Task brief | Repeat the data that follows, word for word, without the images.

◆ ◆ ◆

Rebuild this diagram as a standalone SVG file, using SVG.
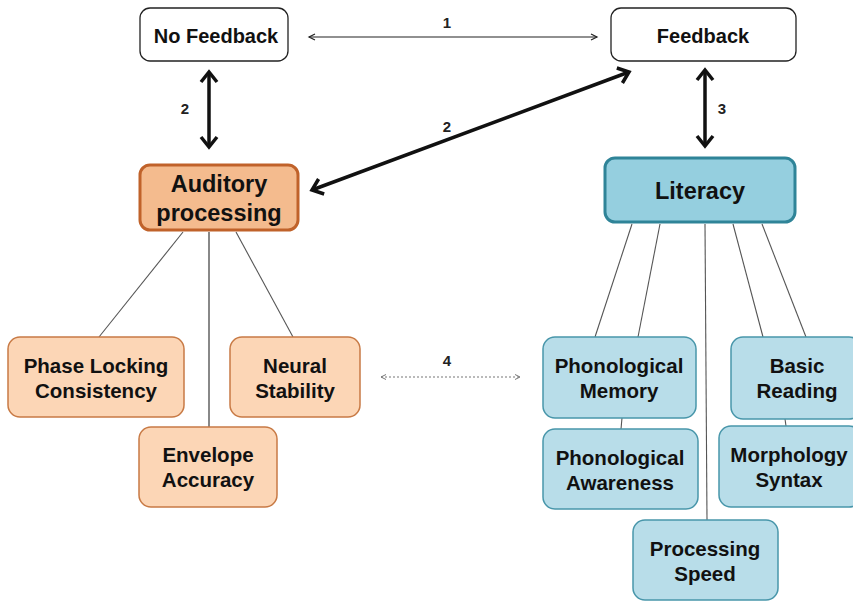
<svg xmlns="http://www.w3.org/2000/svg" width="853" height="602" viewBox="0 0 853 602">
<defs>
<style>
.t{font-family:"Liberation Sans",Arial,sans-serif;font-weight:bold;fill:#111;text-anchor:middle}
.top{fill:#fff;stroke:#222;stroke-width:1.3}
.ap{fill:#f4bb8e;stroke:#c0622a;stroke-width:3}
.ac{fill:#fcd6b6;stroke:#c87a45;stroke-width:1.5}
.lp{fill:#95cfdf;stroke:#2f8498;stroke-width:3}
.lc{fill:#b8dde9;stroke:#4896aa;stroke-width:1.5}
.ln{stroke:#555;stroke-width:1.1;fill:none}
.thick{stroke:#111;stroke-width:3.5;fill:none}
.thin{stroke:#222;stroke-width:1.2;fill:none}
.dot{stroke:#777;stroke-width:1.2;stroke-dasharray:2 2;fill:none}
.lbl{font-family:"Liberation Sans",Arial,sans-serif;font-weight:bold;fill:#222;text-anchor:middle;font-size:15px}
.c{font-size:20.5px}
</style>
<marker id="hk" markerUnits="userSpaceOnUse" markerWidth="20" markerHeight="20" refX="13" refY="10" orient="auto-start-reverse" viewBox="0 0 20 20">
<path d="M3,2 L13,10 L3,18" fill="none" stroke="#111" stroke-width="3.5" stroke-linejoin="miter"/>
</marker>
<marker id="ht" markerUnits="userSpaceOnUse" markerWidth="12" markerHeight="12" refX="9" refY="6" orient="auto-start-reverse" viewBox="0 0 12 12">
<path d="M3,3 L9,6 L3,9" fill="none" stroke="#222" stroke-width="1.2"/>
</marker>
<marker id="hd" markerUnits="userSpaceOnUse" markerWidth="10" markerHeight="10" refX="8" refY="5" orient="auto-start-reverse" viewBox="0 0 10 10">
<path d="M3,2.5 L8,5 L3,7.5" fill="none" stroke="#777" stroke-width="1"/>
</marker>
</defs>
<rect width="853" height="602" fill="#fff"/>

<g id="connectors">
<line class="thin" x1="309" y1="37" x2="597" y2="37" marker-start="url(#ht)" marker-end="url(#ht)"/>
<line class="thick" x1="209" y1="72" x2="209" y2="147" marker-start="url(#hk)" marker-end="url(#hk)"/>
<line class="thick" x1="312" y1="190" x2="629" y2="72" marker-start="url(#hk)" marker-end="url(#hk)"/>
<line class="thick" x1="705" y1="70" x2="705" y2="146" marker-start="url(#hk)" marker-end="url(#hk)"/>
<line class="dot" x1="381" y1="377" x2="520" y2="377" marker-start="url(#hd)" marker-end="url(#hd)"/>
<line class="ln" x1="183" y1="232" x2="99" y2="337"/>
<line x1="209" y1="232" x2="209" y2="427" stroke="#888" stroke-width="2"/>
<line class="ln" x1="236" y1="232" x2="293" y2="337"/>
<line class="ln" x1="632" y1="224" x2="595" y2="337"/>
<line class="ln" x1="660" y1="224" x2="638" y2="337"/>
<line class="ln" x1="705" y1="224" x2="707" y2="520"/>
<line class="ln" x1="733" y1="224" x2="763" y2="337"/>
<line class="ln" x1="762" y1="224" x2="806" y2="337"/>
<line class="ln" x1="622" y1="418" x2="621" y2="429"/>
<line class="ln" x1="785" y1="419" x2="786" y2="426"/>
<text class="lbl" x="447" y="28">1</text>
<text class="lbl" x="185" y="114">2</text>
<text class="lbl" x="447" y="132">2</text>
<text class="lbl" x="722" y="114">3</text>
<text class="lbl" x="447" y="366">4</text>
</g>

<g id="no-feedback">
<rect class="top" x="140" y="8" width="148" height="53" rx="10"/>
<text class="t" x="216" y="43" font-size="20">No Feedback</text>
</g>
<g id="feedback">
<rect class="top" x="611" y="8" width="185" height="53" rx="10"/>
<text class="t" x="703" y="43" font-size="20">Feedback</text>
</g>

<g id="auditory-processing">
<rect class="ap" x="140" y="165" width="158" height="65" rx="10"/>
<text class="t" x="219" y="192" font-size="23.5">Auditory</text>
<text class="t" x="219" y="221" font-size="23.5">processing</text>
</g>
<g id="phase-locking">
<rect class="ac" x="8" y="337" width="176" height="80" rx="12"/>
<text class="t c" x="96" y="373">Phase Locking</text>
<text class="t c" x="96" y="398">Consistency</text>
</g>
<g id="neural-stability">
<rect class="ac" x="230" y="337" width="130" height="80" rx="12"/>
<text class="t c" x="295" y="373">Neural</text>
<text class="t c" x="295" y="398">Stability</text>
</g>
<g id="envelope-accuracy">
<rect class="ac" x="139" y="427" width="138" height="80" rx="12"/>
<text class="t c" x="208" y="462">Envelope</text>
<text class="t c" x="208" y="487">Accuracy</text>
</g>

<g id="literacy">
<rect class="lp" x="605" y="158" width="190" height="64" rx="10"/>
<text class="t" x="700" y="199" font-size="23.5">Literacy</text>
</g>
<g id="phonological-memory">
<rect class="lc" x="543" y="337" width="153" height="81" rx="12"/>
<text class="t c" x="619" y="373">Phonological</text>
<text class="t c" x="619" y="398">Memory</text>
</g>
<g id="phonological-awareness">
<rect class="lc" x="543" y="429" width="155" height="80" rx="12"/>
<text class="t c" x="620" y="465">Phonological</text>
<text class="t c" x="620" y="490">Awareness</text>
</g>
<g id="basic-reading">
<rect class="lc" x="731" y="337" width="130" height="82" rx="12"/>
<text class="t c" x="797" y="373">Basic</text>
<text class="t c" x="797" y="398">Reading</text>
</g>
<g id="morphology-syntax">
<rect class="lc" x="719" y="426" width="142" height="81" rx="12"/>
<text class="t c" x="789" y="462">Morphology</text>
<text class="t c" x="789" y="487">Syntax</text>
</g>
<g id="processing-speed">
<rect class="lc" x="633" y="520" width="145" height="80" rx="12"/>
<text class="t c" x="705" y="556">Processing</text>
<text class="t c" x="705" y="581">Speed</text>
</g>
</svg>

◆ ◆ ◆

Response for this exercise |
Rebuild this diagram as a standalone SVG file, using SVG.
<svg xmlns="http://www.w3.org/2000/svg" width="853" height="602" viewBox="0 0 853 602">
<defs>
<style>
.t{font-family:"Liberation Sans",Arial,sans-serif;font-weight:bold;fill:#111;text-anchor:middle}
.top{fill:#fff;stroke:#222;stroke-width:1.3}
.ap{fill:#f4bb8e;stroke:#c0622a;stroke-width:3}
.ac{fill:#fcd6b6;stroke:#c87a45;stroke-width:1.5}
.lp{fill:#95cfdf;stroke:#2f8498;stroke-width:3}
.lc{fill:#b8dde9;stroke:#4896aa;stroke-width:1.5}
.ln{stroke:#555;stroke-width:1.1;fill:none}
.thick{stroke:#111;stroke-width:3.5;fill:none}
.thin{stroke:#222;stroke-width:1.2;fill:none}
.dot{stroke:#777;stroke-width:1.2;stroke-dasharray:2 2;fill:none}
.lbl{font-family:"Liberation Sans",Arial,sans-serif;font-weight:bold;fill:#222;text-anchor:middle;font-size:15px}
.c{font-size:20.5px}
</style>
<marker id="hk" markerUnits="userSpaceOnUse" markerWidth="20" markerHeight="20" refX="13" refY="10" orient="auto-start-reverse" viewBox="0 0 20 20">
<path d="M3,2 L13,10 L3,18" fill="none" stroke="#111" stroke-width="3.5" stroke-linejoin="miter"/>
</marker>
<marker id="ht" markerUnits="userSpaceOnUse" markerWidth="12" markerHeight="12" refX="9" refY="6" orient="auto-start-reverse" viewBox="0 0 12 12">
<path d="M3,3 L9,6 L3,9" fill="none" stroke="#222" stroke-width="1.2"/>
</marker>
<marker id="hd" markerUnits="userSpaceOnUse" markerWidth="10" markerHeight="10" refX="8" refY="5" orient="auto-start-reverse" viewBox="0 0 10 10">
<path d="M3,2.5 L8,5 L3,7.5" fill="none" stroke="#777" stroke-width="1"/>
</marker>
</defs>
<rect width="853" height="602" fill="#fff"/>

<g id="connectors">
<line class="thin" x1="309" y1="37" x2="597" y2="37" marker-start="url(#ht)" marker-end="url(#ht)"/>
<line class="thick" x1="209" y1="72" x2="209" y2="147" marker-start="url(#hk)" marker-end="url(#hk)"/>
<line class="thick" x1="312" y1="190" x2="629" y2="72" marker-start="url(#hk)" marker-end="url(#hk)"/>
<line class="thick" x1="705" y1="70" x2="705" y2="146" marker-start="url(#hk)" marker-end="url(#hk)"/>
<line class="dot" x1="381" y1="377" x2="520" y2="377" marker-start="url(#hd)" marker-end="url(#hd)"/>
<line class="ln" x1="183" y1="232" x2="99" y2="337"/>
<line x1="209" y1="232" x2="209" y2="427" stroke="#888" stroke-width="2"/>
<line class="ln" x1="236" y1="232" x2="293" y2="337"/>
<line class="ln" x1="632" y1="224" x2="595" y2="337"/>
<line class="ln" x1="660" y1="224" x2="638" y2="337"/>
<line class="ln" x1="705" y1="224" x2="707" y2="520"/>
<line class="ln" x1="733" y1="224" x2="763" y2="337"/>
<line class="ln" x1="762" y1="224" x2="806" y2="337"/>
<line class="ln" x1="622" y1="418" x2="621" y2="429"/>
<line class="ln" x1="785" y1="419" x2="786" y2="426"/>
<text class="lbl" x="447" y="28">1</text>
<text class="lbl" x="185" y="114">2</text>
<text class="lbl" x="447" y="132">2</text>
<text class="lbl" x="722" y="114">3</text>
<text class="lbl" x="447" y="366">4</text>
</g>

<g id="no-feedback">
<rect class="top" x="140" y="8" width="148" height="53" rx="10"/>
<text class="t" x="216" y="43" font-size="20">No Feedback</text>
</g>
<g id="feedback">
<rect class="top" x="611" y="8" width="185" height="53" rx="10"/>
<text class="t" x="703" y="43" font-size="20">Feedback</text>
</g>

<g id="auditory-processing">
<rect class="ap" x="140" y="165" width="158" height="65" rx="10"/>
<text class="t" x="219" y="192" font-size="23.5">Auditory</text>
<text class="t" x="219" y="221" font-size="23.5">processing</text>
</g>
<g id="phase-locking">
<rect class="ac" x="8" y="337" width="176" height="80" rx="12"/>
<text class="t c" x="96" y="373">Phase Locking</text>
<text class="t c" x="96" y="398">Consistency</text>
</g>
<g id="neural-stability">
<rect class="ac" x="230" y="337" width="130" height="80" rx="12"/>
<text class="t c" x="295" y="373">Neural</text>
<text class="t c" x="295" y="398">Stability</text>
</g>
<g id="envelope-accuracy">
<rect class="ac" x="139" y="427" width="138" height="80" rx="12"/>
<text class="t c" x="208" y="462">Envelope</text>
<text class="t c" x="208" y="487">Accuracy</text>
</g>

<g id="literacy">
<rect class="lp" x="605" y="158" width="190" height="64" rx="10"/>
<text class="t" x="700" y="199" font-size="23.5">Literacy</text>
</g>
<g id="phonological-memory">
<rect class="lc" x="543" y="337" width="153" height="81" rx="12"/>
<text class="t c" x="619" y="373">Phonological</text>
<text class="t c" x="619" y="398">Memory</text>
</g>
<g id="phonological-awareness">
<rect class="lc" x="543" y="429" width="155" height="80" rx="12"/>
<text class="t c" x="620" y="465">Phonological</text>
<text class="t c" x="620" y="490">Awareness</text>
</g>
<g id="basic-reading">
<rect class="lc" x="731" y="337" width="130" height="82" rx="12"/>
<text class="t c" x="797" y="373">Basic</text>
<text class="t c" x="797" y="398">Reading</text>
</g>
<g id="morphology-syntax">
<rect class="lc" x="719" y="426" width="142" height="81" rx="12"/>
<text class="t c" x="789" y="462">Morphology</text>
<text class="t c" x="789" y="487">Syntax</text>
</g>
<g id="processing-speed">
<rect class="lc" x="633" y="520" width="145" height="80" rx="12"/>
<text class="t c" x="705" y="556">Processing</text>
<text class="t c" x="705" y="581">Speed</text>
</g>
</svg>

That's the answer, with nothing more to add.